* begin Supplied material *

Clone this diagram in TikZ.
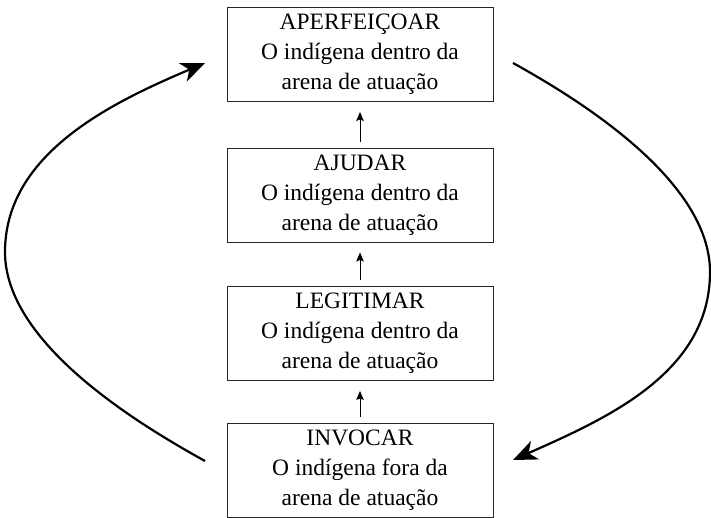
\documentclass[tikz,border=0pt]{standalone}
\usepackage{fontspec}
\setmainfont{Liberation Serif}
\usetikzlibrary{arrows.meta}
\begin{document}
\begin{tikzpicture}[x=1pt,y=1pt,
  stagebox/.style={draw=black!85, line width=0.9pt, minimum width=266pt, minimum height=94pt,
    align=center, inner sep=0pt, font=\fontsize{23.5}{30}\selectfont},
  uparrow/.style={line width=1pt, -{Stealth[length=9pt,width=7.5pt,inset=1.5pt]}, shorten <=6pt, shorten >=10pt},
  cyclearrow/.style={line width=2.2pt, -{Stealth[length=24pt,width=20pt,inset=7pt]}}]
\useasboundingbox (0,0) rectangle (711,517);
\node[stagebox] (b1) at (360,462.5) {APERFEIÇOAR\\O indígena dentro da\\arena de atuação};
\node[stagebox] (b2) at (360,322) {AJUDAR\\O indígena dentro da\\arena de atuação};
\node[stagebox] (b3) at (360,183.5) {LEGITIMAR\\O indígena dentro da\\arena de atuação};
\node[stagebox] (b4) at (360,47) {INVOCAR\\O indígena fora da\\arena de atuação};
\draw[uparrow] (b4.north) -- (b3.south);
\draw[uparrow] (b3.north) -- (b2.south);
\draw[uparrow] (b2.north) -- (b1.south);
\coordinate (ls) at (205,56);
\coordinate (lm) at (5,265);
\coordinate (le) at (205,454);
\coordinate (rs) at (513,454);
\coordinate (rm) at (710,245);
\coordinate (re) at (513,57);
\draw[cyclearrow] (ls) .. controls (138.5,92.8) and (5,173.5) .. (lm)
  to[out=90,in=203,looseness=0.92] (le);
\draw[cyclearrow] (rs) .. controls (579.5,417.2) and (710,336.5) .. (rm)
  to[out=-90,in=24,looseness=0.95] (re);
\end{tikzpicture}
\end{document}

* end Supplied material *

• Instructions for the task
Every line of text is to be repeated exactly; pictures are left out.

• Worked solution
Clone this diagram in TikZ.
\documentclass[tikz,border=0pt]{standalone}
\usepackage{fontspec}
\setmainfont{Liberation Serif}
\usetikzlibrary{arrows.meta}
\begin{document}
\begin{tikzpicture}[x=1pt,y=1pt,
  stagebox/.style={draw=black!85, line width=0.9pt, minimum width=266pt, minimum height=94pt,
    align=center, inner sep=0pt, font=\fontsize{23.5}{30}\selectfont},
  uparrow/.style={line width=1pt, -{Stealth[length=9pt,width=7.5pt,inset=1.5pt]}, shorten <=6pt, shorten >=10pt},
  cyclearrow/.style={line width=2.2pt, -{Stealth[length=24pt,width=20pt,inset=7pt]}}]
\useasboundingbox (0,0) rectangle (711,517);
\node[stagebox] (b1) at (360,462.5) {APERFEIÇOAR\\O indígena dentro da\\arena de atuação};
\node[stagebox] (b2) at (360,322) {AJUDAR\\O indígena dentro da\\arena de atuação};
\node[stagebox] (b3) at (360,183.5) {LEGITIMAR\\O indígena dentro da\\arena de atuação};
\node[stagebox] (b4) at (360,47) {INVOCAR\\O indígena fora da\\arena de atuação};
\draw[uparrow] (b4.north) -- (b3.south);
\draw[uparrow] (b3.north) -- (b2.south);
\draw[uparrow] (b2.north) -- (b1.south);
\coordinate (ls) at (205,56);
\coordinate (lm) at (5,265);
\coordinate (le) at (205,454);
\coordinate (rs) at (513,454);
\coordinate (rm) at (710,245);
\coordinate (re) at (513,57);
\draw[cyclearrow] (ls) .. controls (138.5,92.8) and (5,173.5) .. (lm)
  to[out=90,in=203,looseness=0.92] (le);
\draw[cyclearrow] (rs) .. controls (579.5,417.2) and (710,336.5) .. (rm)
  to[out=-90,in=24,looseness=0.95] (re);
\end{tikzpicture}
\end{document}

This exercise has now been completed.